Zhou Yuan pointed out that due to the shortage of high-quality Chinese language corpus resources, many research institutions and enterprises engaged in large-scale model development in China have to rely on foreign annotated datasets, open-source datasets, or web crawling for data during model training. Therefore, he emphasized that addressing the shortage of high-quality Chinese language corpus data is crucial for promoting the high-quality development of China's large-scale model industry.

"When we examine the iterative development of large-scale models, we find that the shortage of Chinese text is even more apparent," Zhou Yuan likened high-quality Chinese language corpus to a "reservoir." Regarding whether the development of the large-scale model industry can improve the shortage of Chinese language corpus, Zhou Yuan expressed that it is a matter of "first building the reservoir, and then making reasonable use of it."

Furthermore, he explained that the largest corpus for large-scale models currently comes from the User-Generated Content (UGC) ecosystem, which includes knowledge, experiences, and insights uploaded by individuals. "I believe that the work of building the reservoir has not been given enough attention, instead, there is a focus on how to 'fetch water,' such as data crawling and content retrieval during model training, which may involve issues such as intellectual property rights and privacy security."

"The cycle of having computational power and models without good data is obviously flawed," Zhou Yuan stated, emphasizing that the shortage of corpus data will continue to be a particularly evident and serious issue in the coming years, requiring sufficient attention.

In response, Zhou Yuan proposed addressing the shortage of high-quality Chinese language corpus data from three aspects: establishing data compliance supervision mechanisms, strengthening data security and intellectual property protection, and accelerating the development and utilization of high-quality Chinese datasets for the large-scale model industry in China.

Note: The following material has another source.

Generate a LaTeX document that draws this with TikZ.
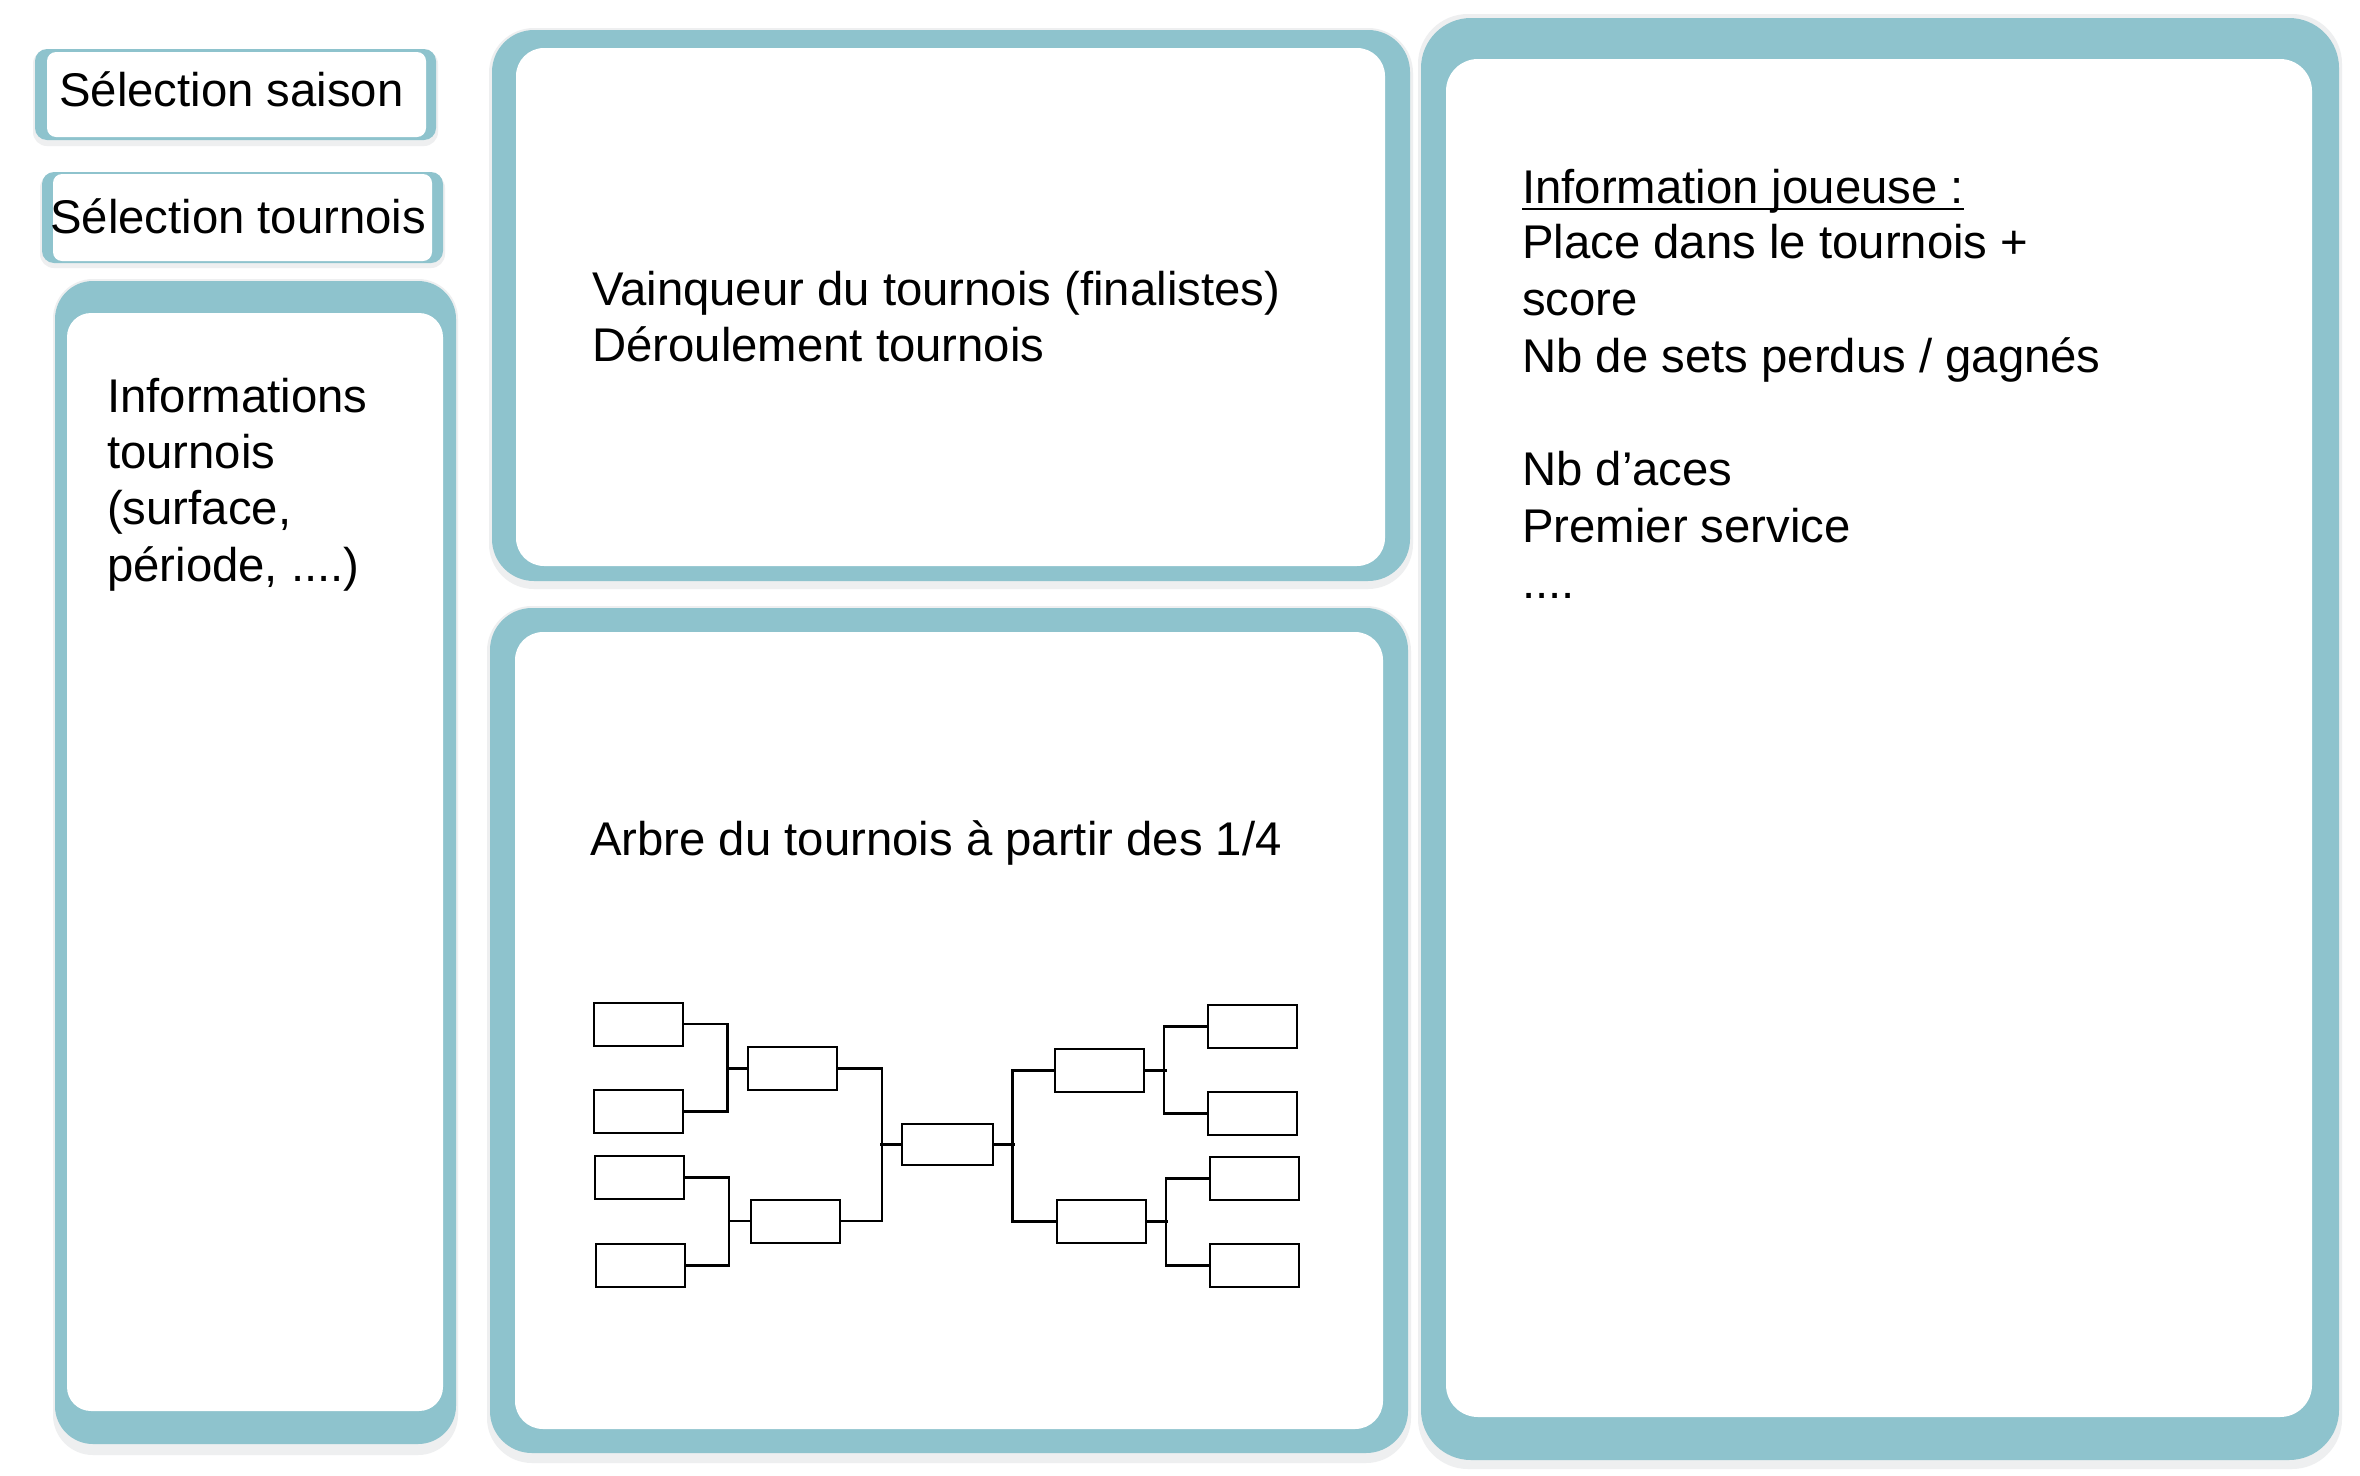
\documentclass[tikz,border=0pt]{standalone}
\usepackage{fontspec}
\setmainfont{Liberation Sans}
\definecolor{panelteal}{RGB}{142,195,205}
\definecolor{panelshadow}{RGB}{238,239,240}
\tikzset{
  outerp/.style={fill=panelteal, rounded corners=#1},
  innerp/.style={fill=white, rounded corners=#1},
  shadowp/.style={fill=panelshadow, rounded corners=#1},
  txt/.style={font=\fontsize{47.3}{56.5}\selectfont, inner sep=0pt, anchor=base west},
  slot/.style={draw=black, line width=2pt, minimum width=89pt, minimum height=43pt, inner sep=0pt},
  link/.style={draw=black, line width=2.2pt}
}
\begin{document}
\begin{tikzpicture}[x=1pt,y=-1pt]
\fill[white] (0,0) rectangle (2360,1475);
\useasboundingbox (0,0) rectangle (2360,1475);

% shadows
\fill[shadowp=14] (33,50) rectangle (438,146);
\fill[shadowp=14] (40,174) rectangle (445,268);
\fill[shadowp=40] (53,279) rectangle (458,1455);
\fill[shadowp=45] (489,28) rectangle (1413,589);
\fill[shadowp=45] (487,606) rectangle (1411,1463);
\fill[shadowp=50] (1418,14) rectangle (2342,1469);

% Sélection saison
\fill[outerp=12] (35,49) rectangle (436,140);
\fill[innerp=9] (47,52) rectangle (426,137);
% Sélection tournois
\fill[outerp=12] (42,172) rectangle (443,263);
\fill[innerp=9] (53,174) rectangle (432,261);
% left panel
\fill[outerp=38] (55,281) rectangle (456,1444);
\fill[innerp=24] (67,313) rectangle (443,1411);
% top middle panel
\fill[outerp=42] (492,30) rectangle (1410,581);
\fill[innerp=28] (516,48) rectangle (1385,566);
% bottom middle panel
\fill[outerp=42] (490,608) rectangle (1408,1453);
\fill[innerp=28] (515,632) rectangle (1383,1429);
% right panel
\fill[outerp=50] (1421,18) rectangle (2339,1460);
\fill[innerp=32] (1446,59) rectangle (2312,1417);

% texts
\node[txt] (s1) at (59,106) {Sélection saison};
\node[txt] (s2) at (50,233) {Sélection tournois};

\node[txt] (i1) at (107,412) {Informations};
\node[txt] (i2) at (107,468) {tournois};
\node[txt] (i3) at (107,524) {(surface,};
\node[txt] (i4) at (107,581) {période, ....)};

\node[txt] (v1) at (592,305) {Vainqueur du tournois (finalistes)};
\node[txt] (v2) at (592,361) {Déroulement tournois};

\node[txt] (a1) at (590,855) {Arbre du tournois à partir des 1/4};

\node[txt] (j1) at (1522,203) {Information joueuse :};
\draw[line width=2.5pt] ([yshift=-6pt]j1.base west) -- ([yshift=-6pt]j1.base east);
\node[txt] (j2) at (1522,258) {Place dans le tournois +};
\node[txt] (j3) at (1522,315) {score};
\node[txt] (j4) at (1522,372) {Nb de sets perdus / gagnés};
\node[txt] (j5) at (1522,485) {Nb d’aces};
\node[txt] (j6) at (1522,542) {Premier service};
\node[txt] (j7) at (1522,598) {....};

% bracket
\node[slot] (L1) at (638,1024) {};
\node[slot] (L2) at (638,1111.5) {};
\node[slot] (L3) at (639.5,1177.5) {};
\node[slot] (L4) at (640,1265.5) {};
\node[slot] (L5) at (792.5,1068.5) {};
\node[slot] (L6) at (795,1221) {};
\node[slot, minimum width=91pt, minimum height=41pt] (F) at (947.5,1144.5) {};
\node[slot] (R5) at (1099,1070.5) {};
\node[slot] (R6) at (1101.5,1221.5) {};
\node[slot] (R1) at (1252.5,1026.5) {};
\node[slot] (R2) at (1252.5,1113.5) {};
\node[slot] (R3) at (1254.5,1178.5) {};
\node[slot] (R4) at (1254.5,1265.5) {};

\draw[link] (L1.east) -- ++(44,0) |- (L2.east);
\draw[link] (L5.west) -- ++(-21,0);
\draw[link] (L3.east) -- ++(44,0) |- (L4.east);
\draw[link] (L6.west) -- ++(-21,0);
\draw[link] (L5.east) -- ++(44,0) |- (L6.east);
\draw[link] (F.west) -- ++(-21,0);
\draw[link] (F.east) -- ++(21,0);
\draw[link] (R5.west) -- ++(-41,0) |- (R6.west);
\draw[link] (R5.east) -- ++(22,0);
\draw[link] (R1.west) -- ++(-43,0) |- (R2.west);
\draw[link] (R6.east) -- ++(21,0);
\draw[link] (R3.west) -- ++(-43,0) |- (R4.west);
\end{tikzpicture}
\end{document}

Specifically, he suggested that relevant authorities establish corresponding regulatory mechanisms for data compliance, promote the improvement of regulatory legislation for Artificial Intelligence Governance and Compliance (AIGC), and protect and regulate data compliance in the field of artificial intelligence. Additionally, efforts should be made to research and formulate management methods or regulations to ensure that the intellectual property rights and interests of data holders are fully protected, and to encourage and support enterprises and social entities with rich and high-quality data reserves and continuous production capacity. Moreover, accelerating the development and utilization of high-quality Chinese datasets involves standardizing data annotation, exploring data element transaction models, and opening up and sharing public data resources, requiring the participation and active response of various sectors of society.